At this point, the mom called the daughter over. She repeated my explanation of what Lessons is about. (I don't think she used my exact words, but she did use "friendship," "controlling," and "sexual," and acknowledged that the friendship themes, at least, were something her daughter understood.) The mom made it clear she was hesitant, and the daughter agreed: "I'm ten, mom. I don't want to read about sexual... stuff." I agreed that if the reader herself was saying that, it was worth waiting, and repeated my suggestion that they keep the book in mind for a few years down the road. In the meantime, I suggested Wonder, which they were excited about.
In all the Banned Books Week talking we do about letting people make decisions within their own families, it was a perfect example of how well communication can work. A ten-year-old who knows she doesn't want to read something racy is probably a ten-year-old whose family trusts her enough not to constantly try to hide things from her.

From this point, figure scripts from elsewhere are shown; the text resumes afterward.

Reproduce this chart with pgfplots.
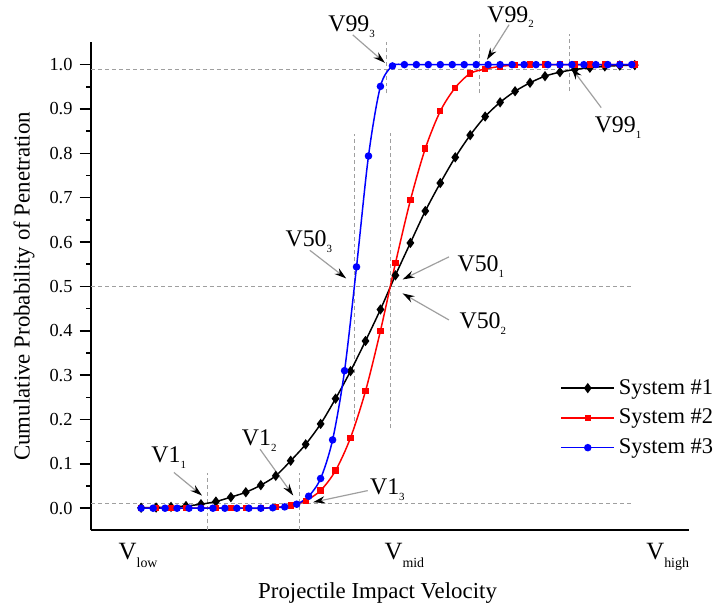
\documentclass[border=0pt]{standalone}
\usepackage{fontspec}
\setmainfont{Liberation Serif}
\usepackage{pgfplots}
\pgfplotsset{compat=1.18}
\usetikzlibrary{arrows.meta}

% V with a small, low subscript, as in the figure
\newcommand{\vsub}[2]{V#1\raisebox{-3pt}{\fontsize{5.5}{5.5}\selectfont #2}}
\newcommand{\ticksub}[1]{V\raisebox{-4pt}{\fontsize{7}{7}\selectfont #1}}

\begin{document}
\begin{tikzpicture}[
  refline/.style={gray!75, line width=0.5pt, dash pattern=on 2pt off 1.5pt},
  callout/.style={draw=gray!75, line width=0.6pt, -{Stealth[length=6pt,width=3.6pt,black]}},
  lab/.style={anchor=base west, inner sep=0pt, font=\fontsize{12}{14}\selectfont},
]
\begin{axis}[
  scale only axis,
  width=300.5pt, height=245.5pt,
  xmin=-3.32, xmax=36.61,
  ymin=-0.05, ymax=1.05,
  axis x line=bottom, axis y line=left,
  axis line style={-, line width=1pt},
  xtick={-0.2,17.6,35.2},
  xticklabels={\ticksub{low},\ticksub{mid},\ticksub{high}},
  x tick style={draw=none},
  x tick label style={font=\fontsize{12.5}{14}\selectfont, yshift=3pt},
  ytick={0,0.1,0.2,0.3,0.4,0.5,0.6,0.7,0.8,0.9,1.0},
  minor y tick num=1,
  y tick style={line width=0.8pt, black},
  tick align=outside,
  major tick length=6pt, minor tick length=2.5pt,
  y tick label style={font=\fontsize{9.25}{11}\selectfont,
    /pgf/number format/.cd, fixed, fixed zerofill, precision=1, assume math mode=true},
  xlabel={Projectile Impact Velocity},
  ylabel={Cumulative Probability of Penetration},
  label style={font=\fontsize{11.5}{13}\selectfont},
  xlabel style={at={(axis description cs:0.479,-0.129)}, anchor=center},
  ylabel style={at={(axis description cs:-0.113,0.5)}, anchor=center},
  clip=false,
  legend style={draw=none, fill=none, at={(axis description cs:0.775,0.327)},
    anchor=north west, font=\fontsize{11.3}{13}\selectfont, row sep=2pt},
  legend cell align=left,
  legend image code/.code={\draw[mark repeat=2,mark phase=2] plot coordinates {(0pt,0pt) (13.25pt,0pt) (26.5pt,0pt)};},
]

% reference lines
\draw[refline] (axis cs:-3.32,0.988) -- (axis cs:33.1,0.988);
\draw[refline] (axis cs:-3.32,0.5) -- (axis cs:32.8,0.5);
\draw[refline] (axis cs:-3.32,0.01) -- (axis cs:32.8,0.01);
\draw[refline] (axis cs:4.45,-0.05) -- (axis cs:4.45,0.079);
\draw[refline] (axis cs:10.56,-0.05) -- (axis cs:10.56,0.079);
\draw[refline] (axis cs:14.27,0.18) -- (axis cs:14.27,0.843);
\draw[refline] (axis cs:16.68,0.18) -- (axis cs:16.68,0.845);
\draw[refline] (axis cs:16.43,0.935) -- (axis cs:16.43,1.052);
\draw[refline] (axis cs:22.64,0.936) -- (axis cs:22.64,1.07);
\draw[refline] (axis cs:28.62,0.94) -- (axis cs:28.62,1.07);

\addplot[black, line width=0.75pt, smooth, mark=diamond*, mark size=2pt] coordinates {
  (0,0.001) (1,0.0015) (2,0.003) (3,0.005) (4,0.009) (5,0.015) (6,0.025) (7,0.036)
  (8,0.052) (9,0.073) (10,0.107) (11,0.144) (12,0.190) (13,0.247) (14,0.309) (15,0.377)
  (16,0.448) (17,0.525) (18,0.598) (19,0.670) (20,0.733) (21,0.791) (22,0.841) (23,0.883)
  (24,0.915) (25,0.940) (26,0.959) (27,0.974) (28,0.983) (29,0.989) (30,0.993) (31,0.996)
  (32,0.998) (33,0.999)
};
\addlegendentry{System \#1}

\addplot[red, line width=0.75pt, smooth, mark=square*, mark size=1.2pt] coordinates {
  (0,0) (1,0) (2,0) (3,0) (4,0) (5,0) (6,0) (7,0) (8,0)
  (9,0.002) (10,0.006) (11,0.017) (12,0.040) (13,0.085) (14,0.159) (15,0.264)
  (16,0.400) (17,0.552) (18,0.694) (19,0.811) (20,0.895) (21,0.948) (22,0.980)
  (23,0.990) (24,0.996) (25,0.999) (26,1) (27,1) (28,1) (29,1) (30,1) (31,1) (32,1) (33,1)
};
\addlegendentry{System \#2}

\addplot[blue, line width=0.75pt, smooth, mark=*, mark size=1.5pt] coordinates {
  (0,0) (0.8,0) (1.6,0) (2.4,0) (3.2,0) (4.0,0) (4.8,0) (5.6,0) (6.4,0) (7.2,0) (8.0,0)
  (8.8,0.001) (9.6,0.003) (10.4,0.009) (11.2,0.027) (12.0,0.067) (12.8,0.154)
  (13.6,0.310) (14.4,0.544) (15.2,0.794) (16.0,0.951) (16.8,0.997)
  (17.6,1) (18.4,1) (19.2,1) (20.0,1) (20.8,1) (21.6,1) (22.4,1) (23.2,1) (24.0,1)
  (24.8,1) (25.6,1) (26.4,1) (27.2,1) (28.0,1) (28.8,1) (29.6,1) (30.4,1) (31.2,1)
  (32.0,1) (32.8,1)
};
\addlegendentry{System \#3}

% callouts
\node[lab] at (axis cs:12.49,1.074) {\vsub{99}{3}};
\draw[callout] (axis cs:14.15,1.067) -- (axis cs:16.3,1.004);
\node[lab] at (axis cs:23.12,1.096) {\vsub{99}{2}};
\draw[callout] (axis cs:24.6,1.09) -- (axis cs:23.12,1.011);
\node[lab] at (axis cs:30.3,0.8475) {\vsub{99}{1}};
\draw[callout] (axis cs:30.76,0.903) -- (axis cs:28.77,0.9926);
\node[lab] at (axis cs:9.63,0.5897) {\vsub{50}{3}};
\draw[callout] (axis cs:11.28,0.5814) -- (axis cs:13.71,0.518);
\node[lab] at (axis cs:21.13,0.5336) {\vsub{50}{1}};
\draw[callout] (axis cs:20.58,0.5666) -- (axis cs:17.48,0.5157);
\node[lab] at (axis cs:21.26,0.4058) {\vsub{50}{2}};
\draw[callout] (axis cs:20.58,0.4244) -- (axis cs:17.48,0.4843);
\node[lab] at (axis cs:0.66,0.1031) {\vsub{1}{1}};
\draw[callout] (axis cs:2.19,0.0807) -- (axis cs:4.07,0.0285);
\node[lab] at (axis cs:6.71,0.1413) {\vsub{1}{2}};
\draw[callout] (axis cs:7.95,0.133) -- (axis cs:10.17,0.0285);
\node[lab] at (axis cs:15.28,0.0314) {\vsub{1}{3}};
\draw[callout] (axis cs:15.15,0.0397) -- (axis cs:11.5,0.0135);

% page extent of the reference figure
\path (axis cs:-9.435,-0.2197) rectangle (axis cs:38.6,1.1457);
\end{axis}
\end{tikzpicture}
\end{document}
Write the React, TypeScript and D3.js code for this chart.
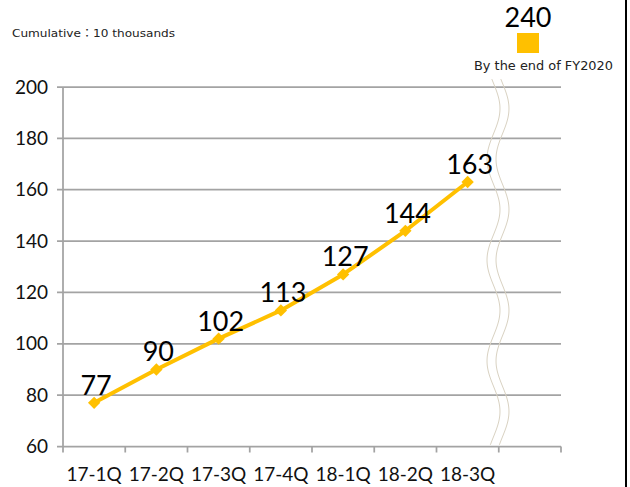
import React from "react";
import * as d3 from "d3";

const categories = ["17-1Q", "17-2Q", "17-3Q", "17-4Q", "18-1Q", "18-2Q", "18-3Q", ""];
const values = [77, 90, 102, 113, 127, 144, 163];
const yTicks = [60, 80, 100, 120, 140, 160, 180, 200];
const targetValue = 240;
const unitLabel = "Cumulative\uFF1A10 thousands";
const targetLabel = "By the end of FY2020";

const W = 630;
const H = 487;
const ORANGE = "#FFC000";
const GRID = "#a3a3a3";

export default function App() {
  const x = d3.scaleBand<string>().domain(categories).range([63, 561]).padding(0);
  const y = d3.scaleLinear().domain([60, 200]).range([446.5, 87]);

  const pts = values.map((v, i) => [x(categories[i])! + x.bandwidth() / 2, y(v)] as [number, number]);
  const line = d3.line<[number, number]>()(pts) || "";
  const diamond = d3.symbol().type(d3.symbolSquare).size(76)() || "";

  // decorative break marks (wavy lines)
  const waveYs = d3.range(79, 447, 2);
  const wave = (off: number) =>
    d3.line<number>()
      .x((yy) => 493.5 + off - 6.5 * Math.cos((2 * Math.PI * (yy - 58)) / 101))
      .y((yy) => yy)
      .curve(d3.curveBasis)(waveYs) || "";

  const font = "Lato, 'Open Sans', sans-serif";
  const smallFont = "'DejaVu Sans', 'Noto Sans CJK JP', sans-serif";

  return (
    <svg width={W} height={H} style={{ position: "absolute", left: 0, top: 0, background: "#fff" }}>
      <rect x={0} y={0} width={W} height={H} fill="#fff" />
      {/* gridlines */}
      {yTicks.map((t) => (
        <line key={t} x1={57} x2={561} y1={y(t)} y2={y(t)} stroke={GRID} strokeWidth={1.75} />
      ))}
      {/* y axis */}
      <line x1={63} x2={63} y1={y(200)} y2={y(60)} stroke={GRID} strokeWidth={1.75} />
      {/* x ticks */}
      {categories.map((c, i) => (
        <line key={"xt" + i} x1={x(c)!} x2={x(c)!} y1={y(60)} y2={y(60) + 6} stroke={GRID} strokeWidth={1.75} />
      ))}
      <line x1={561} x2={561} y1={y(60)} y2={y(60) + 6} stroke={GRID} strokeWidth={1.75} />
      {/* y tick labels */}
      {yTicks.map((t) => (
        <text key={"yl" + t} x={48} y={y(t)} dy="0.35em" textAnchor="end" fontFamily={font} fontSize={19} fill="#111">
          {t}
        </text>
      ))}
      {/* x tick labels */}
      {categories.map((c, i) =>
        c ? (
          <text key={"xl" + i} x={x(c)! + x.bandwidth() / 2} y={481} textAnchor="middle" fontFamily={font} fontSize={19} fill="#111">
            {c}
          </text>
        ) : null
      )}
      {/* wave break */}
      <path d={wave(0)} fill="none" stroke="#d9d2c2" strokeWidth={1} />
      <path d={wave(9)} fill="none" stroke="#d9d2c2" strokeWidth={1} />
      {/* series */}
      <path d={line} fill="none" stroke={ORANGE} strokeWidth={4} strokeLinejoin="round" />
      {pts.map((p, i) => (
        <path key={"m" + i} d={diamond} transform={`translate(${p[0]},${p[1]}) rotate(45)`} fill={ORANGE} />
      ))}
      {pts.map((p, i) => (
        <text key={"dl" + i} x={p[0] + 2} y={p[1] - 8} textAnchor="middle" fontFamily={font} fontSize={27} fill="#000">
          {values[i]}
        </text>
      ))}
      {/* unit label */}
      <text x={12} y={36.5} fontFamily={smallFont} fontSize={11} fill="#222" textLength={163} lengthAdjust="spacingAndGlyphs">
        {unitLabel}
      </text>
      {/* target */}
      <text x={528} y={27} textAnchor="middle" fontFamily={font} fontSize={27} fill="#000">
        {targetValue}
      </text>
      <rect x={517} y={33} width={22} height={20} fill={ORANGE} />
      <text x={474} y={70} fontFamily={smallFont} fontSize={11.5} fill="#222" textLength={139} lengthAdjust="spacingAndGlyphs">
        {targetLabel}
      </text>
      {/* right border */}
      <line x1={626} x2={626} y1={0} y2={H} stroke="#000" strokeWidth={2} />
    </svg>
  );
}
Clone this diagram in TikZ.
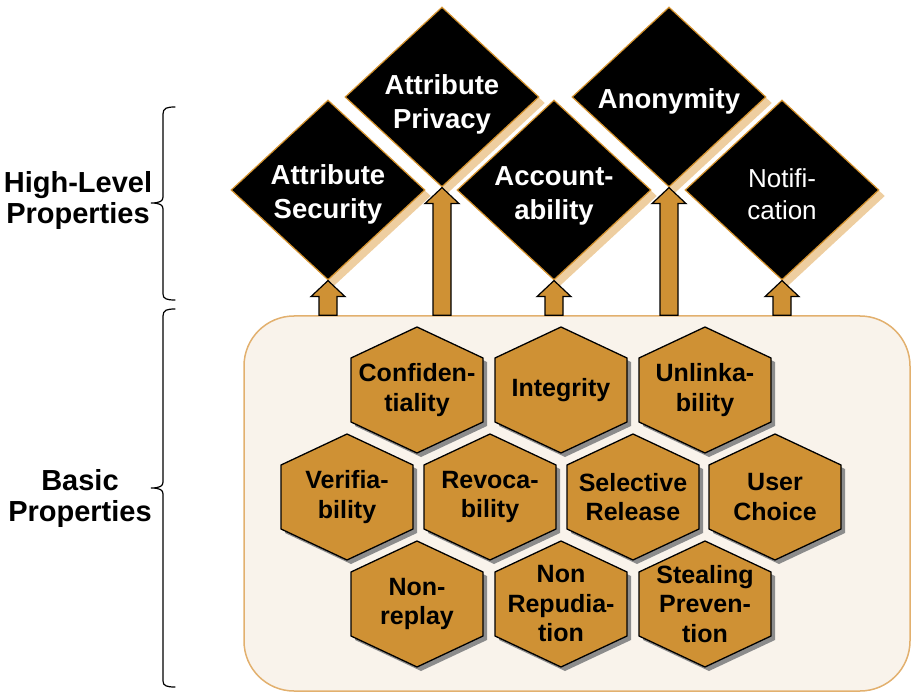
\documentclass[tikz,border=0pt]{standalone}
\usepackage{fontspec}
\setmainfont{Liberation Sans}
\usetikzlibrary{shapes.geometric,shadows,calc}

\definecolor{hexfill}{RGB}{207,145,52}
\definecolor{boxfill}{RGB}{249,243,235}
\definecolor{boxline}{RGB}{226,176,110}
\definecolor{diaedge}{RGB}{214,148,48}
\definecolor{diashade}{RGB}{238,206,160}
\definecolor{hexshadow}{RGB}{140,140,140}

\tikzset{
  diabox/.style={diamond, draw=diaedge, line width=1.2pt, fill=black,
    minimum width=194pt, minimum height=180pt, inner sep=0pt,
    drop shadow={shadow xshift=6pt, shadow yshift=-6pt, fill=diashade, opacity=1}},
  diatext/.style={text=white, font=\bfseries\fontsize{27.5}{34}\selectfont,
    align=center, inner sep=0pt},
  diasmall/.style={text=white, font=\fontsize{26}{32}\selectfont,
    align=center, inner sep=0pt},
  hexbody/.style={draw=black, line width=1.3pt, fill=hexfill, line join=miter},
  hexshade/.style={fill=hexshadow},
  hextext/.style={font=\bfseries\fontsize{25}{29.5}\selectfont,
    align=center, inner sep=0pt},
  sidetext/.style={font=\bfseries\fontsize{29}{31}\selectfont,
    align=center, inner sep=0pt},
  basebox/.style={draw=boxline, line width=1.5pt, fill=boxfill,
    rounded corners=50pt, minimum width=666pt, minimum height=375pt, inner sep=0pt},
  blockarrow/.style={draw=black, line width=1.2pt, fill=hexfill, line join=miter},
  bracepath/.style={draw=black, line width=1.2pt, line cap=round},
}

% hexagonal property cell: name, x, y, text
\newcommand\hexcell[4]{%
  \fill[hexshade, shift={(#2+4,#3+4)}]
    (0,-63) -- (66,-32) -- (66,32) -- (0,63) -- (-66,32) -- (-66,-32) -- cycle;
  \draw[hexbody, shift={(#2,#3)}]
    (0,-63) -- (66,-32) -- (66,32) -- (0,63) -- (-66,32) -- (-66,-32) -- cycle;
  \node[hextext] (#1) at (#2,#3) {#4};
}

% block arrow rising from the base box to a diamond tip
\newcommand\liftarrow[2]{%
  \draw[blockarrow] let \p1=(#1), \p2=(#2) in
    (\x2-9pt,\y1) -- (\x2-9pt,\y2-16pt) -- (\x2-17pt,\y2-16pt) -- (\x2,\y2)
    -- (\x2+17pt,\y2-16pt) -- (\x2+9pt,\y2-16pt) -- (\x2+9pt,\y1) -- cycle;
}

\begin{document}
\begin{tikzpicture}[x=1pt,y=-1pt]
  \useasboundingbox (0,0) rectangle (911,695);

  % side labels and braces
  \node[sidetext] (hl) at (78,201) {High-Level\\Properties};
  \node[sidetext] (bp) at (80,499) {Basic\\Properties};

  \draw[bracepath] (175,107) .. controls (167,107) and (163,108) .. (163,114)
    -- (163,197) .. controls (163,201) and (160,203) .. (151,203)
    .. controls (160,203) and (163,205) .. (163,209)
    -- (163,294) .. controls (163,299) and (167,300) .. (175,300);
  \draw[bracepath] (175,309) .. controls (167,309) and (163,310) .. (163,316)
    -- (163,482) .. controls (163,486) and (160,488) .. (151,488)
    .. controls (160,488) and (163,490) .. (163,494)
    -- (163,681) .. controls (163,686) and (167,687) .. (175,687);

  % base container
  \node[basebox] (box) at (577,503.5) {};

  % high-level properties
  \node[diabox] (as) at (328,190) {};
  \node[diabox] (ap) at (442,97) {};
  \node[diabox] (ac) at (554,190) {};
  \node[diabox] (an) at (669,97) {};
  \node[diabox] (no) at (782,190) {};

  \node[diatext] (ast) at (328,194) {Attribute\\Security};
  \node[diatext] (apt) at (442,104) {Attribute\\Privacy};
  \node[diatext] (act) at (554,196) {Account-\\ability};
  \node[diatext] (ant) at (669,101) {Anonymity};
  \node[diasmall] (not) at (782,194) {Notifi-\\cation};

  % arrows from the basic properties up to the high-level ones
  \liftarrow{box.north -| as.south}{as.south}
  \liftarrow{box.north -| ap.south}{ap.south}
  \liftarrow{box.north -| ac.south}{ac.south}
  \liftarrow{box.north -| an.south}{an.south}
  \liftarrow{box.north -| no.south}{no.south}

  % basic properties
  \hexcell{conf}{417}{390}{Confiden-\\tiality}
  \hexcell{integ}{561}{390}{Integrity}
  \hexcell{unlink}{705}{390}{Unlinka-\\bility}

  \hexcell{verif}{347}{497}{Verifia-\\bility}
  \hexcell{revoc}{490}{497}{Revoca-\\bility}
  \hexcell{selrel}{633}{497}{Selective\\Release}
  \hexcell{uchoice}{775}{497}{User\\Choice}

  \hexcell{nonrep}{417}{604}{Non-\\replay}
  \hexcell{nonrepud}{561}{604}{Non\\Repudia-\\tion}
  \hexcell{steal}{705}{604}{Stealing\\Preven-\\tion}
\end{tikzpicture}
\end{document}
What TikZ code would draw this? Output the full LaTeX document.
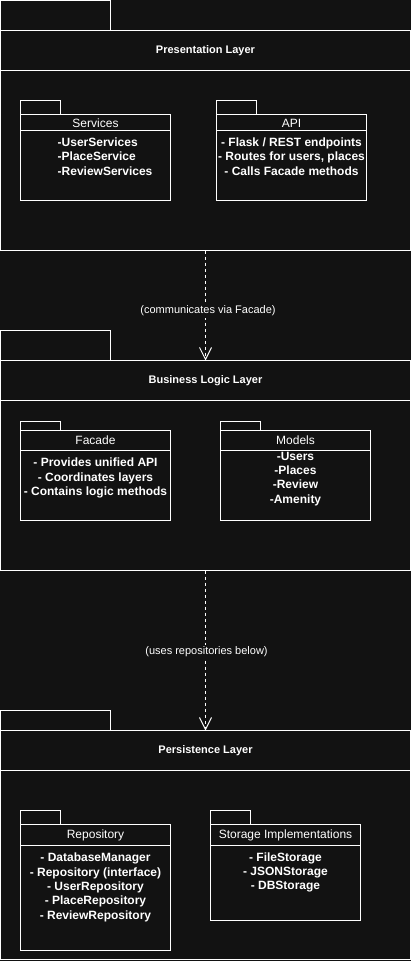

Still, before posting about this encounter, I thought I should check with Jo, who was my writing professor at Simmons. After all, the story didn't end with the sale of one of her books. Here's an excerpt from her response, which came in minutes:
"That is a PERFECT example of individual choice, not censorship. Love it! I can't imagine recommending Lessons to any ten year olds I know. I'm so glad they chose something else. I think 14 is the appropriate age recommendation. Same for [Jumping Off] Swings. She might be ready for Pearl, which is 12 and up. But again, the mom should read it first to make sure...
Jo says she has two more YA novels in the pipeline, and then a middle grade. I can't wait to help them find the right readers.